Forms, topography, materials, context, landscape, and views all create a sense place.

Richard Meier’s design for the Getty Center Art Museum Complex in Los Angles, California is a beautiful example of the connection of all of these elements working together to create a unique experience of art, nature, culture, and place.

Built on the hilltop of the Santa Monica Mountains, this complex encourages people to explore and discover breathtaking views of the city, the Pacific Ocean, the San Gabriel Mountains, and surrounding backdrops.

The forms of the buildings mimic and accent the movement of the mountain’s topography and are built into the mountain. Smooth off-white enamel-clad aluminum panels and rough-cut fossilized travertine – join natural stone and metal materials to create a unique juxtaposition of the buildings’ texture and connection to landscape.

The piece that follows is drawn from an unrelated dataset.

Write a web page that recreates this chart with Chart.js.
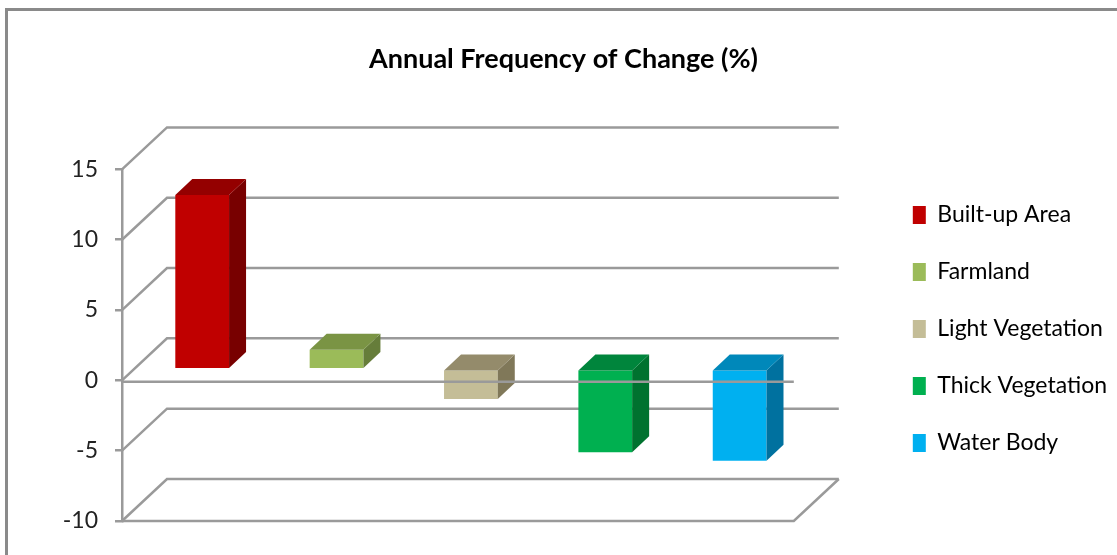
<!DOCTYPE html>
<html>
<head>
<meta charset="utf-8">
<title>Annual Frequency of Change</title>
<script src="https://cdn.jsdelivr.net/npm/chart.js@4"></script>
<style>
  html, body { margin: 0; padding: 0; background: #fff; }
</style>
</head>
<body>
<canvas id="myChart" width="1117" height="555"></canvas>
<script>
// data
const categories = ['Built-up Area', 'Farmland', 'Light Vegetation', 'Thick Vegetation', 'Water Body'];
const changeValues = [12.4, 1.4, -2.1, -5.9, -6.5];
const yTicks = [-10, -5, 0, 5, 10, 15];

// colours: front face, top face, side face
const frontColors = ['#C00000', '#9BBB59', '#C4BD97', '#00B050', '#00B0F0'];
const topColors = ['#940000', '#7A9444', '#948B6B', '#00853C', '#0088BA'];
const sideColors = ['#780000', '#667D3A', '#807859', '#00722F', '#00719F'];

// 3d look
const DEPTH_X = 45, DEPTH_Y = 42;      // wall depth
const SHIFT_X = 13, SHIFT_Y = 11;      // bars sit a bit behind the front plane
const BAR_DX = 17, BAR_DY = 16;        // bar depth
const lineColor = '#9a9a9a';
const fontFamily = 'Lato, "Open Sans", sans-serif';

function fillPoly(ctx, pts) {
    ctx.beginPath();
    ctx.moveTo(pts[0][0], pts[0][1]);
    for (let i = 1; i < pts.length; i++) ctx.lineTo(pts[i][0], pts[i][1]);
    ctx.closePath();
    ctx.fill();
}

const threeD = {
    id: 'threeD',
    beforeDraw(chart) {
        const ctx = chart.ctx;
        ctx.save();
        ctx.fillStyle = '#fff';
        ctx.fillRect(0, 0, chart.width, chart.height);
        // outer frame (only top and left show)
        ctx.strokeStyle = '#8a8a8a';
        ctx.lineWidth = 3;
        ctx.beginPath();
        ctx.moveTo(6.5, chart.height);
        ctx.lineTo(6.5, 9.5);
        ctx.lineTo(chart.width, 9.5);
        ctx.stroke();
        ctx.restore();
    },
    beforeDatasetsDraw(chart) {
        const { ctx, chartArea: a, scales: { y } } = chart;
        ctx.save();
        ctx.strokeStyle = lineColor;
        ctx.lineWidth = 2.5;
        // side wall + back wall gridlines
        yTicks.forEach(v => {
            const py = y.getPixelForValue(v);
            ctx.beginPath();
            ctx.moveTo(a.left, py);
            ctx.lineTo(a.left + DEPTH_X, py - DEPTH_Y);
            ctx.lineTo(a.right + DEPTH_X, py - DEPTH_Y);
            ctx.stroke();
        });
        // floor front and right edge
        const fy = y.getPixelForValue(yTicks[0]);
        ctx.beginPath();
        ctx.moveTo(a.left, fy);
        ctx.lineTo(a.right, fy);
        ctx.lineTo(a.right + DEPTH_X, fy - DEPTH_Y);
        ctx.stroke();
        ctx.restore();

        // bars are drawn shifted into the depth
        ctx.save();
        ctx.translate(SHIFT_X, -SHIFT_Y);
    },
    afterDatasetsDraw(chart) {
        const { ctx, chartArea: a, scales: { y } } = chart;
        chart.getDatasetMeta(0).data.forEach((bar, i) => {
            const p = bar.getProps(['x', 'y', 'base', 'width'], true);
            const l = p.x - p.width / 2, r = p.x + p.width / 2;
            const t = Math.min(p.y, p.base), b = Math.max(p.y, p.base);
            ctx.fillStyle = sideColors[i];
            fillPoly(ctx, [[r, t], [r + BAR_DX, t - BAR_DY], [r + BAR_DX, b - BAR_DY], [r, b]]);
            ctx.fillStyle = topColors[i];
            fillPoly(ctx, [[l, t], [l + BAR_DX, t - BAR_DY], [r + BAR_DX, t - BAR_DY], [r, t]]);
        });
        ctx.restore();

        // category axis line at zero, in front of the bars
        const zy = y.getPixelForValue(0) + 1.5;
        ctx.save();
        ctx.strokeStyle = lineColor;
        ctx.lineWidth = 2.5;
        ctx.beginPath();
        ctx.moveTo(a.left, zy);
        ctx.lineTo(a.right, zy);
        ctx.stroke();
        ctx.restore();
    }
};

const ctx = document.getElementById('myChart').getContext('2d');
const myChart = new Chart(ctx, {
    type: 'bar',
    data: {
        labels: categories,
        datasets: [{
            label: 'Annual Frequency of Change (%)',
            data: changeValues,
            backgroundColor: frontColors,
            borderWidth: 0,
            barPercentage: 0.4,
            categoryPercentage: 1,
            clip: false
        }]
    },
    options: {
        responsive: false,
        animation: false,
        layout: { padding: { left: 10, right: 0, top: 0, bottom: 34 } },
        plugins: {
            title: {
                display: true,
                text: 'Annual Frequency of Change (%)',
                color: '#000',
                font: { family: fontFamily, size: 27, weight: 'bold' },
                padding: { top: 43, bottom: 94 }
            },
            legend: {
                position: 'right',
                align: 'start',
                fullSize: false,
                labels: {
                    boxWidth: 13,
                    boxHeight: 18,
                    padding: 34,
                    color: '#222',
                    font: { family: fontFamily, size: 23 },
                    generateLabels: () => categories.map((c, i) => ({
                        text: c,
                        fillStyle: frontColors[i],
                        strokeStyle: frontColors[i],
                        lineWidth: 0,
                        hidden: false,
                        index: i
                    }))
                }
            },
            tooltip: { enabled: false }
        },
        scales: {
            x: { display: false },
            y: {
                min: -10,
                max: 15,
                ticks: {
                    stepSize: 5,
                    padding: 17,
                    color: '#222',
                    font: { family: fontFamily, size: 23 }
                },
                grid: { drawOnChartArea: false, drawTicks: true, tickLength: 7, color: lineColor, lineWidth: 2.5 },
                border: { color: lineColor, width: 2.5 },
                afterFit(scale) { scale.width = 112; }
            },
            // empty spacer between the plot and the legend
            gap: {
                type: 'linear',
                axis: 'y',
                position: 'right',
                display: false,
                afterFit(scale) { scale.width = 85; }
            }
        }
    },
    plugins: [threeD]
});
</script>
</body>
</html>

Large spans of glass provide natural day lighting which is filtered for the various art galleries, yet offers a variety of connections and clear site lines to a variety of pavilions, gardens, terraces, and the panoramic views beyond.

These standard design principles – used to create a sense of place for this massive multi-faceted complex are the equivalent for those of a small – less complex – project. Yet, often, buildings are designed and built on a flat site with no consideration of forms, topography, materials, context, landscape, and views. As Architects and Designers, our designs are to respond, develop, and enhance our project’s location and “place” and create something extraordinary out of the ordinary.